LYDIE THONNERIEUX, SCULPTEUR

Entretien avec Jeanine Smolec-Rivais

*****

                Jeanine Smolec-Rivais : Lydie Thonnerieux, comment définissez-vous votre travail ?

            Lydie Thonnerieux : C'est un travail de sculpture et de modelage, axé sur le travail de la terre. Mon matériau de prédilection est le grès qui me permet toute liberté pour exprimer tout ce que l'être humain peut avoir comme sentiments. Je suis sensible aux contes de fées, tant du point de vue de la beauté que de leur naïveté et aussi de la noirceur qui peut en découler.

                J.S-R. : Je vois trois démarches dans votre travail : une dont on pourrait dire qu'il s'agit d'éléments pris sur des "chevaux de bois" (même s'ils sont en terre !) Ce sont des enfants grimpés sur des animaux un peu bizarres.

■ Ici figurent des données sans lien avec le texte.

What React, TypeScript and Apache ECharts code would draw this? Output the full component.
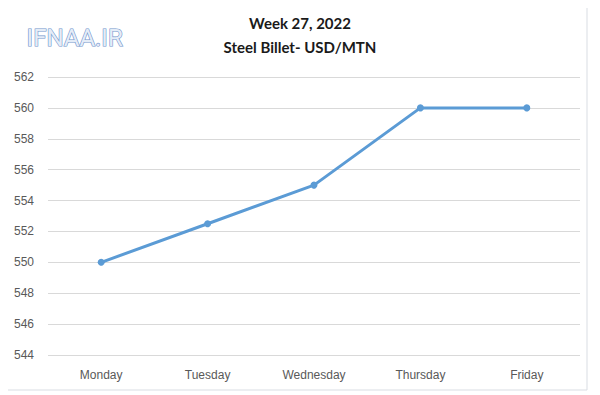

Ensuite, nous entrons vraiment dans le domaine du conte, avec la reine, une vierge avec des bois sur la tête etc. Nous sommes là dans un monde précieux contrairement au précédent qui était très ludique ; des rois, des princesses… l'une d'elles paraissant plus mécanique que les autres ?

            L.T. : Oui, certaines sont comme des petits pantins, manipulées et il y a un manipulateur. C'est un peu comme une métaphore de l'être humain. Nous sommes tous un peu des pantins. On nous manipule. Nous manquons tous de liberté. C'est ce que je voudrais tendre à montrer, le fait que nous soyons tous emprisonnés dans une sorte de carcan. Avec quelqu'un qui nous manipule, et nous laisse finalement avec très peu de liberté.

                J.S-R. : D'autres me semblent aussi avoir la tête qui remue. On pourrait dire qu'elles voyagent dans leur tête, mais que leur corps reste immobile.

            L.T. : Tout à fait, c'est bien cela. Finalement, je me dis aussi que la femme –parce qu'il y a ce côté féminin- a du mal de sortir du corps où elle est emprisonnée ! La femme a du mal à trouver un espace de liberté. Depuis la nuit des temps, nous avons l'impression d'être libres, mais finalement nous sommes figées dans un grand nombre de choses ! Nous avons du mal à nous libérer des liens que nous tissons avec nos parents. Ensuite, nous sommes emprisonnées par rapport aux enfants. C'est ce que je veux présenter.

                J.S-R. : Avec la troisième partie, nous sommes carrément dans le monde des pantins.

            L.T. : Ceci est la deuxième phase de mon travail. J'ai commencé par des personnages appartenant aux contes de fées. Maintenant, il arrive vraiment vers un côté un peu plus noir et plus "pantin". J'ai vraiment le sentiment d'évoluer dans mon travail.

 

                J.S-R. : Vous évoluez donc dans la noirceur ?

            L.T. : Oui, dans la noirceur.

 

J.S-R. : Le pessimisme, plutôt ?

            L.T. : Oui. Ce sont des poupées que l'on peut tout de même cajoler…

 

                J.S-R. : Certes. Mais vous êtes très proche de l'esprit vaudou, parce que je vois que vous leur avez piqué des aiguilles dans le cœur !

            L.T. : Mais il me semble que nous avons tous des piques au cœur, de temps en temps ! Donc, finalement, c'est comme des malaises qu'elles ressentent. J'exprime des sentiments comme l'aliénation, comme la peur, comme l'angoisse…

 

           

                ENTRETIEN REALISE A CHANDOLAS, AU FESTIVAL BANN'ART ART SINGULIER ART D'AUJOURD'HUI 2012.